Os diretores de cinema parecem ter atingido o sucesso
irrestrito quando conseguem ser reconhecidos e apreciados por um estilo
próprio que os diferencie de seus colegas cineastas. Ao adotar uma abordagem temático-estética
notadamente original, repetidas vezes, o realizador pode consolidar-se em
gêneros como Alfred Hitchcock está para o suspense. Pode ser reconhecido pelo
apelo ao gótico como Tim Burton. Às comedias neuróticas e existencialistas como
Woody Allen. Às explosões aparentemente injustificadas como er... Michael Bay. Além
de tantos outros exemplos.
Em Django Livre (Django Unchained, 2012), o festejado
cinquentão Quentin Tarantino pavimenta outra vez o trajeto que lhe caracteriza.
Lá está ele derramando alguns barris de sangue falso no colo do espectador,
versando longamente em diálogos de câmera sossegada, fisgando nossa atenção
para o humor sádico e nos envolvendo nas razões do protagonista única e
exclusivamente para saborearmos uma bela cena final de vingança. E a ordem é saborear mesmo. A trama submete os personagens
a toda espécie de injúria para que o triunfo da vingança seja realçado entre
gargalhadas e gracejos do mais puro contentamento.
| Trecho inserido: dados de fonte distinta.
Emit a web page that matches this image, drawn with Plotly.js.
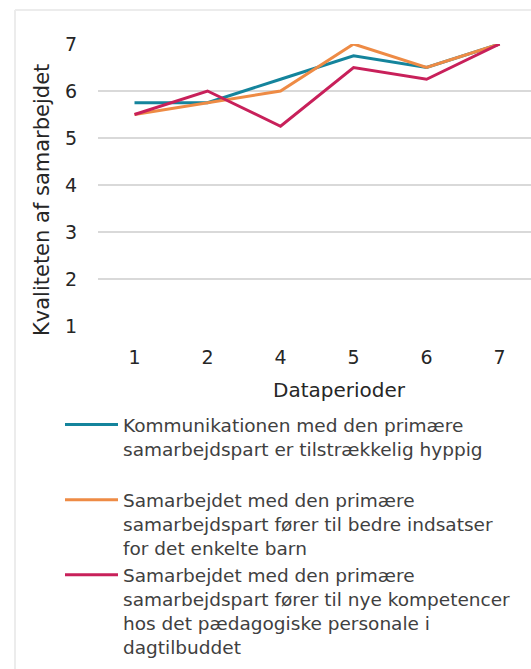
<!DOCTYPE html>
<html>
<head>
<meta charset="utf-8">
<script src="https://cdn.plot.ly/plotly-3.0.1.min.js"></script>
<style>
  html, body { margin: 0; padding: 0; background: #ffffff; }
  #chart { width: 531px; height: 669px; }
</style>
</head>
<body>
<div id="chart"></div>
<script>
const periods = ['1', '2', '4', '5', '6', '7'];
const seriesNames = [
  'Kommunikationen med den primære<br>samarbejdspart er tilstrækkelig hyppig<br> ',
  'Samarbejdet med den primære<br>samarbejdspart fører til bedre indsatser<br>for det enkelte barn',
  'Samarbejdet med den primære<br>samarbejdspart fører til nye kompetencer<br>hos det pædagogiske personale i<br>dagtilbuddet'
];
const kommunikation = [5.75, 5.75, 6.25, 6.75, 6.5, 7];
const indsatser = [5.5, 5.75, 6.0, 7.0, 6.5, 7];
const kompetencer = [5.5, 6.0, 5.25, 6.5, 6.25, 7];
const yTitle = 'Kvaliteten af samarbejdet';
const xTitle = 'Dataperioder';
const colors = ['#14849C', '#EE8B45', '#C8205A'];

const L = 98, R = 531, T = 44, B = 326;
const W = R - L, H = B - T;
const px = v => (v - L) / W;
const py = v => (B - v) / H;

const values = [kommunikation, indsatser, kompetencer];
const traces = values.map((vals, i) => ({
  type: 'scatter',
  mode: 'lines',
  x: periods,
  y: vals,
  name: seriesNames[i],
  line: { color: colors[i], width: 3 },
  cliponaxis: false,
  hoverinfo: 'skip'
}));

const font = 'DejaVu Sans, Verdana, sans-serif';

const layout = {
  width: 531,
  height: 669,
  margin: { l: L, r: 531 - R, t: T, b: 669 - B },
  paper_bgcolor: '#ffffff',
  plot_bgcolor: '#ffffff',
  showlegend: true,
  legend: {
    x: px(60), xanchor: 'left',
    y: py(406), yanchor: 'top',
    font: { family: font, size: 18.5, color: '#404040' },
    itemwidth: 53,
    valign: 'top',
    bgcolor: 'rgba(0,0,0,0)',
    tracegroupgap: 0
  },
  xaxis: {
    type: 'category',
    range: [-0.5, 5.43],
    showgrid: false,
    zeroline: false,
    showline: false,
    ticks: '',
    tickfont: { family: font, size: 19, color: '#262626' },
    ticklabelstandoff: 18
  },
  yaxis: {
    range: [1, 7],
    dtick: 1,
    tick0: 1,
    showgrid: true,
    gridcolor: '#d9d9d9',
    gridwidth: 2,
    zeroline: false,
    showline: false,
    ticks: '',
    tickfont: { family: font, size: 19, color: '#262626' },
    ticklabelstandoff: 20
  },
  annotations: [
    {
      text: yTitle, textangle: -90,
      xref: 'paper', yref: 'paper',
      x: px(42), y: py(200), xanchor: 'center', yanchor: 'middle',
      showarrow: false,
      font: { family: font, size: 21, color: '#262626' }
    },
    {
      text: xTitle,
      xref: 'paper', yref: 'paper',
      x: px(339), y: py(390), xanchor: 'center', yanchor: 'middle',
      showarrow: false,
      font: { family: font, size: 20, color: '#262626' }
    }
  ],
  shapes: [
    { type: 'line', xref: 'paper', yref: 'paper', x0: px(15), x1: px(540), y0: py(10), y1: py(10), line: { color: '#ececec', width: 2 } },
    { type: 'line', xref: 'paper', yref: 'paper', x0: px(15), x1: px(15), y0: py(10), y1: py(680), line: { color: '#ececec', width: 2 } }
  ]
};

Plotly.newPlot('chart', traces, layout, { displayModeBar: false, staticPlot: true });
</script>
</body>
</html>
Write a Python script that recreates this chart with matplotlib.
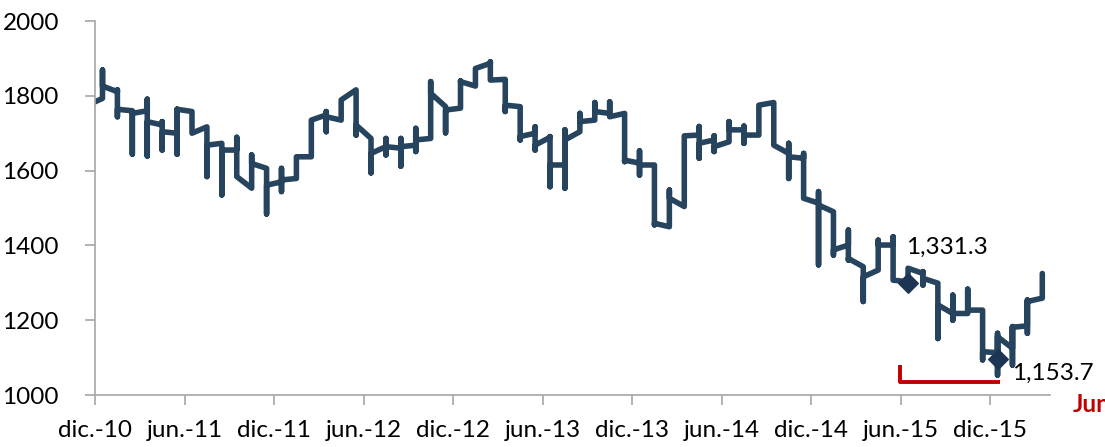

Não é por acaso que os dois últimos longas do diretor tenham
abordado temas que despertam, sem restrições, a indignação da humanidade:
nazismo em Bastardos Inglórios e escravidão neste Django Livre. A identificação
da plateia é canalizada facilmente contra inimigos em comum, seja os impiedosos
nazistas-genocidas, seja os senhores de escravos tratando gente como bestas sem
cérebro. Apesar de recorrer frequentemente ao humor (sádico, pérfido, é bem
verdade) que funciona aplainando a crueldade de algumas cenas, em outros
momentos, confesso, é comum a sensação de “epa, dessa vez esse cara tá indo
longe demais”.
Seja como for, ao insistir na fórmula, Tarantino cria uma
espécie de muralha anti-crítica. Se a reclamação partir das extensas tomadas
com diálogos que muitas vezes não evoluem a narrativa (lembrar da memorável
discussão sobre a virgindade da Madonna em Cães de Aluguel) a resposta é “este
é o estilo Tarantino”. Se a crítica surgir do apelo à violência gráfica e aos
jorros de sangue (as mutilações em Kill Bill) a resposta é “assim é Quentin
Tarantino”. -“Ai, é violento demais!” –“Vá assistir Cameron Crowe!”. E assim
por diante.
Django Livre é afetação pura. Mas é delicioso notar que,
para além da “assinatura do Tarantino” cada vez menos underground, o apuro
técnico vem se tornando cada vez mais preciso. A fotografia em Django corta os
chapéus dos personagens e canecas de cerveja com fachos de luz (atenção para a
cena de Waltz explicando a lenda de Broonhilda), os super-closes do Sergio Leone
estão todos lá, a trilha sonora tem uma música assinada por Ennio Morricone, o
som do filme é maravilhoso (repare nos estalidos dos gatilhos) e o figurino
apurado acompanhando, por exemplo, a evolução do protagonista Django de escravo
a caçador de recompensas.
Finalmente, para quem gosta dos filmes de Tarantino e, por
tanto, aceita ser barrado pela tal Muralha de Proteção, o único medo é de que a
fórmula se torne engessada ou óbvia demais num futuro próximo. Entre litros de
sangue e verborragia, só nos resta aguardar.